Muita gente ficou apreensiva com a revelação, na semana passada, de que alguns sites vendem dados pessoais – CPF, endereço residencial, e-mail, número de telefone, histórico de ligações de celular, conteúdo de mensagens de WhatsApp e até mesmo contatos de vizinhos. A sensação, diante da facilidade com que as informações de cada um circulam na internet, é de impotência e receio em relação a possíveis fraudes que venham a ser cometidas por aqueles que se apropriem dos dados dos cidadãos honestos.

O curioso é que o temor acerca da disseminação de dados não se reproduz numa escala em que informações pessoais são usadas de uma forma muito mais livre e ampla do que a maioria se dá conta. Na internet inclusive circula uma máxima que indica bem como a discussão acerca da privacidade on-line é ainda mais profunda. Diz o ditado: “Se você não está pagando por um serviço na web, então você é o produto”.

A discussão sobre os limites de uso de dados pessoais – seja por quem for – se faz cada vez mais urgente e necessária

Os principais serviços na internet que aparentam ser gratuitos (de redes sociais a buscadores de sites, passando por provedores de e-mail) na verdade cobram um preço do usuário: os dados de navegação e as preferências do internauta. Essas informações basicamente são usadas para traçar um perfil da pessoa como consumidor. São vendidas pelo site para empresas interessadas na publicidade direcionada especificamente para esse usuário da rede. Quando alguém assina os termos de compromisso de uso do serviço – o que poucos leem –, está concordando com isso. Na prática, é um contrato.
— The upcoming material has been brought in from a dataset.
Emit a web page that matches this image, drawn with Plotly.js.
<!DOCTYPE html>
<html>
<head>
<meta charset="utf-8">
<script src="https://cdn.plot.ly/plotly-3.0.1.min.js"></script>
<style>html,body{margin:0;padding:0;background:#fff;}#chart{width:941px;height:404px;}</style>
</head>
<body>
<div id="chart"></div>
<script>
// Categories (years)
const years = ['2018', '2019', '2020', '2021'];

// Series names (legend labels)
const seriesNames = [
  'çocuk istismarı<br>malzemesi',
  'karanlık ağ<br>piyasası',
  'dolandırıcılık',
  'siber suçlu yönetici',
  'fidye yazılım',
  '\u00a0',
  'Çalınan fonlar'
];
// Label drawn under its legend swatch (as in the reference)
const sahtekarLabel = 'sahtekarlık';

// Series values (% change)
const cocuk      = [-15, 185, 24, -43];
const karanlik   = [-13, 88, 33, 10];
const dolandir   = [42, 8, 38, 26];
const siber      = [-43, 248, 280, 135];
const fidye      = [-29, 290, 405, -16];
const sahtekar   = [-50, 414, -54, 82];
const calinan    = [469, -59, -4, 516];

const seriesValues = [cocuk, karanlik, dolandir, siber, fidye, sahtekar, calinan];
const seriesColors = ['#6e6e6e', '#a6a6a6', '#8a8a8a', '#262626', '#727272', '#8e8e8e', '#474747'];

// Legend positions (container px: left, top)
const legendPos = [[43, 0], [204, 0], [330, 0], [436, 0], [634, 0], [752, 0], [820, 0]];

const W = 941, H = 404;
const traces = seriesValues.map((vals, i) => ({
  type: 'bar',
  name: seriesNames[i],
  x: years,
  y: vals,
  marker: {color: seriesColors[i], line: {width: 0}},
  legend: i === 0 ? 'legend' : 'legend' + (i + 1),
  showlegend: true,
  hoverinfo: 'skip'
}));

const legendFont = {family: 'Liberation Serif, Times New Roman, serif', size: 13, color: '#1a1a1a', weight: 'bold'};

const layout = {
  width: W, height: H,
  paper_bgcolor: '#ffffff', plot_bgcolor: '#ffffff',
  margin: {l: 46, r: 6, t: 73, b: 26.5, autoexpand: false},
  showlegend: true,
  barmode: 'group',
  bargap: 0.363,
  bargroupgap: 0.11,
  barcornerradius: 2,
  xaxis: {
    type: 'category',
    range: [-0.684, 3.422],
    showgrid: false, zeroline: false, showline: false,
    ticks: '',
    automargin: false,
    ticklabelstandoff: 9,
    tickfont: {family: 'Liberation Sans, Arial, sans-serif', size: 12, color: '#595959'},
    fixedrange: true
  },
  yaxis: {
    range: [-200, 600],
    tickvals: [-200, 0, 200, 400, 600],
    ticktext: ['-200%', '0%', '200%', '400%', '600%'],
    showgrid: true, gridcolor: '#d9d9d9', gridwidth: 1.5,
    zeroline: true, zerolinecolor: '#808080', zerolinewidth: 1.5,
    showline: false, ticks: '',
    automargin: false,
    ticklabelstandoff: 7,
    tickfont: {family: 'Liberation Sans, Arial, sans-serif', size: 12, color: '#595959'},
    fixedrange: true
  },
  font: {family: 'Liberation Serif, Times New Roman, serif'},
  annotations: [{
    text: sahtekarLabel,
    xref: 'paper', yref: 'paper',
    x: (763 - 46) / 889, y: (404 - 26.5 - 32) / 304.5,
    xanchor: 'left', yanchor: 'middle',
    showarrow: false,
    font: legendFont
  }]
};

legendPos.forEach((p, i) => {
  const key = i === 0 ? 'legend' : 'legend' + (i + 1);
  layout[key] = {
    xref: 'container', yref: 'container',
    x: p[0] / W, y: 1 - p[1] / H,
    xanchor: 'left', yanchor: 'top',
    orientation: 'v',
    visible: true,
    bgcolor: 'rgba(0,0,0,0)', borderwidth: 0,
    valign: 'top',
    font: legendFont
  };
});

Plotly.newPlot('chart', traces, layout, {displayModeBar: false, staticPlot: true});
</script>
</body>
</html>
Muita gente já deve ter tido a experiência de usar um buscador de informações para fazer uma pesquisa acerca de determinado produto ou serviço e, logo depois, ao acessar outro site, começa a ter a tela de seu computador inundada por propagandas daquilo que havia pesquisado. Seu interesse no produto foi vendido para um anunciante. Há ainda um famoso serviço de e-mail que tem “robôs” que leem tudo o que o usuário escreve para traçar ser perfil com o objetivo de ser alvo de publicidade.

Os gigantes da internet alegam que as informações dos internautas não são acessadas por humanos, mas apenas pelos seus sistemas informatizados e que só são utilizadas para a venda de publicidade. Mas dados são dados e não há 100% de segurança de que eventualmente essas informações não serão usadas de outra maneira.
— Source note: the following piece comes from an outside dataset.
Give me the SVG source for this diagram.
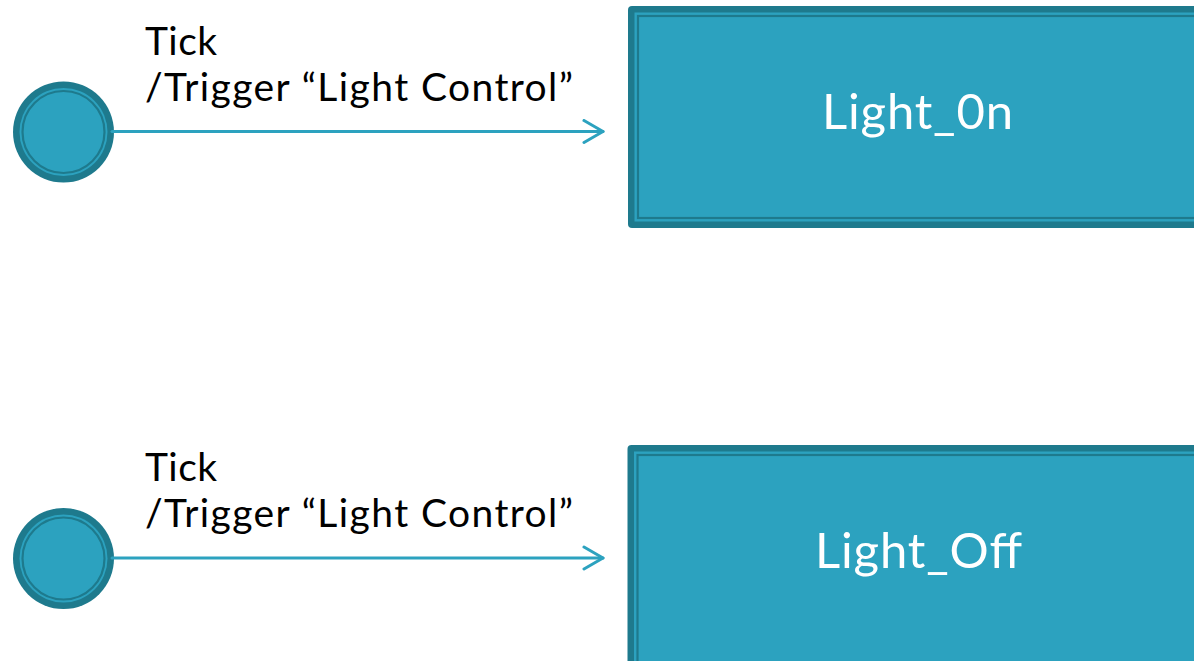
<svg xmlns="http://www.w3.org/2000/svg" width="1194" height="661" viewBox="0 0 1194 661">
  <style>
    .lbl { font-family: Lato, "Liberation Sans", sans-serif; font-size: 39px; fill: #000000; }
    .name { font-family: Lato, "Liberation Sans", sans-serif; font-size: 49px; fill: #ffffff; }
    .edge { fill: none; stroke: #2ca2bf; stroke-width: 3; stroke-linecap: round; stroke-linejoin: round; }
    .dark { fill: #1e7a8d; }
    .light { fill: #2ca2bf; }
    .ring { fill: #2ca2bf; stroke: #1e7a8d; stroke-width: 2.2; }
  </style>
  <defs>
    <marker id="open-arrow" viewBox="0 0 24 26" refX="21" refY="13" markerWidth="24" markerHeight="26" markerUnits="userSpaceOnUse" orient="auto">
      <path d="M2,2 L21,13 L2,24" fill="none" stroke="#2ca2bf" stroke-width="3" stroke-linecap="round" stroke-linejoin="round"/>
    </marker>
  </defs>
  <rect width="1194" height="661" fill="#ffffff"/>

  <!-- initial pseudo-states -->
  <g id="start-on">
    <circle cx="63.5" cy="132" r="50.5" class="dark"/>
    <circle cx="63.5" cy="132" r="44" class="light"/>
    <circle cx="63.5" cy="132" r="41" class="ring"/>
  </g>
  <g id="start-off">
    <circle cx="63.5" cy="558.5" r="50.5" class="dark"/>
    <circle cx="63.5" cy="558.5" r="44" class="light"/>
    <circle cx="63.5" cy="558.5" r="41" class="ring"/>
  </g>

  <!-- states -->
  <g id="light-on">
    <rect x="628" y="6" width="600" height="222" rx="4" class="dark"/>
    <rect x="634.5" y="12.5" width="600" height="209" class="light"/>
    <rect x="638" y="16" width="600" height="202" class="ring" stroke-width="2"/>
    <text x="822" y="128.5" class="name" textLength="191" lengthAdjust="spacing">Light_0n</text>
  </g>
  <g id="light-off">
    <rect x="627.5" y="445" width="600" height="260" rx="4" class="dark"/>
    <rect x="634" y="451.5" width="600" height="260" class="light"/>
    <rect x="637.5" y="455" width="600" height="260" class="ring" stroke-width="2"/>
    <text x="815" y="567.5" class="name" textLength="207" lengthAdjust="spacing">Light_Off</text>
  </g>

  <!-- transitions -->
  <g id="connectors">
    <line x1="112" y1="131.5" x2="603" y2="131.5" class="edge" marker-end="url(#open-arrow)"/>
    <line x1="112" y1="558" x2="603" y2="558" class="edge" marker-end="url(#open-arrow)"/>
    <text class="lbl"><tspan x="145" y="54.5" textLength="72" lengthAdjust="spacing">Tick</tspan><tspan x="145" y="100.5" textLength="428" lengthAdjust="spacing">/Trigger “Light Control”</tspan></text>
    <text class="lbl"><tspan x="145" y="480.5" textLength="72" lengthAdjust="spacing">Tick</tspan><tspan x="145" y="526.5" textLength="428" lengthAdjust="spacing">/Trigger “Light Control”</tspan></text>
  </g>
</svg>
Isso inclusive já ocorreu. No ano passado foi publicado um polêmico estudo de pesquisadores das universidades de Cornell e da Califórnia, associados ao Facebook, mostrando como a manipulação dos algoritmos da rede social podia mudar o humor dos usuários. A pesquisa, feita sem o consentimento de 700 mil pessoas, pretendia verificar se, ao reforçar o feed de notícias do internauta com informações mais positivas ou negativas, o humor da pessoa acompanharia o conteúdo ao qual havia sido exposto. O estudo comprovou a tendência do contágio emocional – o que mostra o poder de que as redes sociais dispõem e como elas podem usar e manipular dados pessoais em seu proveito próprio.

Obviamente, é muito difícil viver hoje off-line. Por isso, a discussão sobre os limites de uso de dados pessoais – seja por quem for – se faz cada vez mais urgente e necessária.